-- Supplied data --
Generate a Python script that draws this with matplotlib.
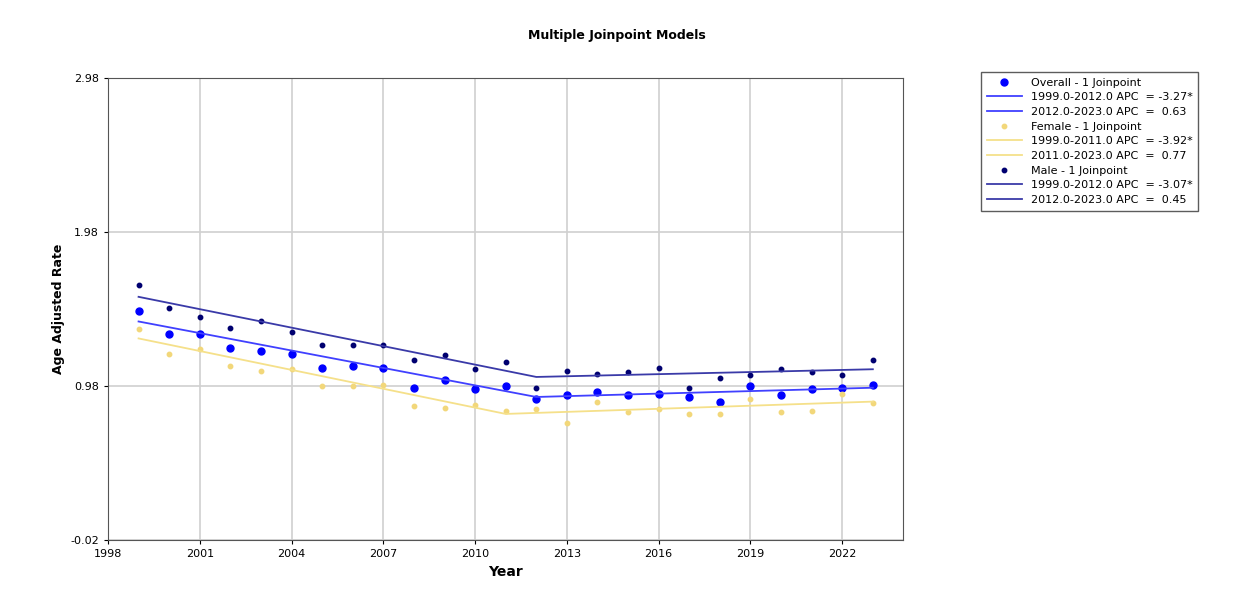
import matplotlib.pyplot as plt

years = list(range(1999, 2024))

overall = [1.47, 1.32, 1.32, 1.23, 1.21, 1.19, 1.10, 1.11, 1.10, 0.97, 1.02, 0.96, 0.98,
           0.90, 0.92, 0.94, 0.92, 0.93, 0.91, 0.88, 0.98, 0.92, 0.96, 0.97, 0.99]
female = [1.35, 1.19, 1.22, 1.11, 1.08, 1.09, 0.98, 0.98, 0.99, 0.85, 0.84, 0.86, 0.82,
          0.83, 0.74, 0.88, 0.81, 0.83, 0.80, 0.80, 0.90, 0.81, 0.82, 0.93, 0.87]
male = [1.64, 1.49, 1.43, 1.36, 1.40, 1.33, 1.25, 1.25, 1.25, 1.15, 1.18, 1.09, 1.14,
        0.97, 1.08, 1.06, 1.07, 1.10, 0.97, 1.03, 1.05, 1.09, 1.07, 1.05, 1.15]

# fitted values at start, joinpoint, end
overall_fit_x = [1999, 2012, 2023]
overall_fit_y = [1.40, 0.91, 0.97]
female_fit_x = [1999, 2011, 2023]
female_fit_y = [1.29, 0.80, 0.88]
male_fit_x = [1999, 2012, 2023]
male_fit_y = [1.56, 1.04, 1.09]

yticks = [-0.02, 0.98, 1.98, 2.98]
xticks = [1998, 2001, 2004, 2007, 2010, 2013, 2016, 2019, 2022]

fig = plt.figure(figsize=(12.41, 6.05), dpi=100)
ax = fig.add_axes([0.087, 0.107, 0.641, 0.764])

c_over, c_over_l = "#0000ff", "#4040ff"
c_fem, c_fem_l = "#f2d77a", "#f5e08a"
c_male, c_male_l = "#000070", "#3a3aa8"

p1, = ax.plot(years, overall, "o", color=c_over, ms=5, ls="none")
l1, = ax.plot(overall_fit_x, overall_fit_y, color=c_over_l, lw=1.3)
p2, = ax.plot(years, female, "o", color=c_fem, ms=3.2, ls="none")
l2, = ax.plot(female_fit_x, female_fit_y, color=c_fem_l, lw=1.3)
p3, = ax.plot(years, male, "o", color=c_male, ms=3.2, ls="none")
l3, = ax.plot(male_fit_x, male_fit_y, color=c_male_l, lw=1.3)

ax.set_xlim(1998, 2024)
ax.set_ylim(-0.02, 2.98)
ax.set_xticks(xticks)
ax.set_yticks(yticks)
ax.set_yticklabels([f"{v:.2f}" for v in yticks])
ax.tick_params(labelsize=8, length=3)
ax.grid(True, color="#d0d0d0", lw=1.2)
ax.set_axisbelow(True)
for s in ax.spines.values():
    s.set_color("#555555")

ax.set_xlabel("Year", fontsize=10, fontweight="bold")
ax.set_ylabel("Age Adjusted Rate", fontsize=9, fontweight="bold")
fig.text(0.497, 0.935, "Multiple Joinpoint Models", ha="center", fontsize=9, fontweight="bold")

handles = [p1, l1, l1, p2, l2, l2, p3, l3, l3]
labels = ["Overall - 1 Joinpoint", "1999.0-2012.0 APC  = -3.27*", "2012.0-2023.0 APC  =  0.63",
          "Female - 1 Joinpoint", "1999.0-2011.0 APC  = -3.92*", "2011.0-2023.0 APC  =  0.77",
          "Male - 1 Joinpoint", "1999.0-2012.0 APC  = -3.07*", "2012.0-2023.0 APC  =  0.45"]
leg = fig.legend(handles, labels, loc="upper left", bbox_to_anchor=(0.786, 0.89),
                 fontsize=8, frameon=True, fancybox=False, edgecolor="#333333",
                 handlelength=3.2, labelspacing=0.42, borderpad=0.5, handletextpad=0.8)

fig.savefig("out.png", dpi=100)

-- The problem --
Write out the lines from the start of the material to the line with "years = list(range(1999, 2024))", inclusive and exactly. Skip the pictures.

-- Complete answer --
Generate a Python script that draws this with matplotlib.
import matplotlib.pyplot as plt

years = list(range(1999, 2024))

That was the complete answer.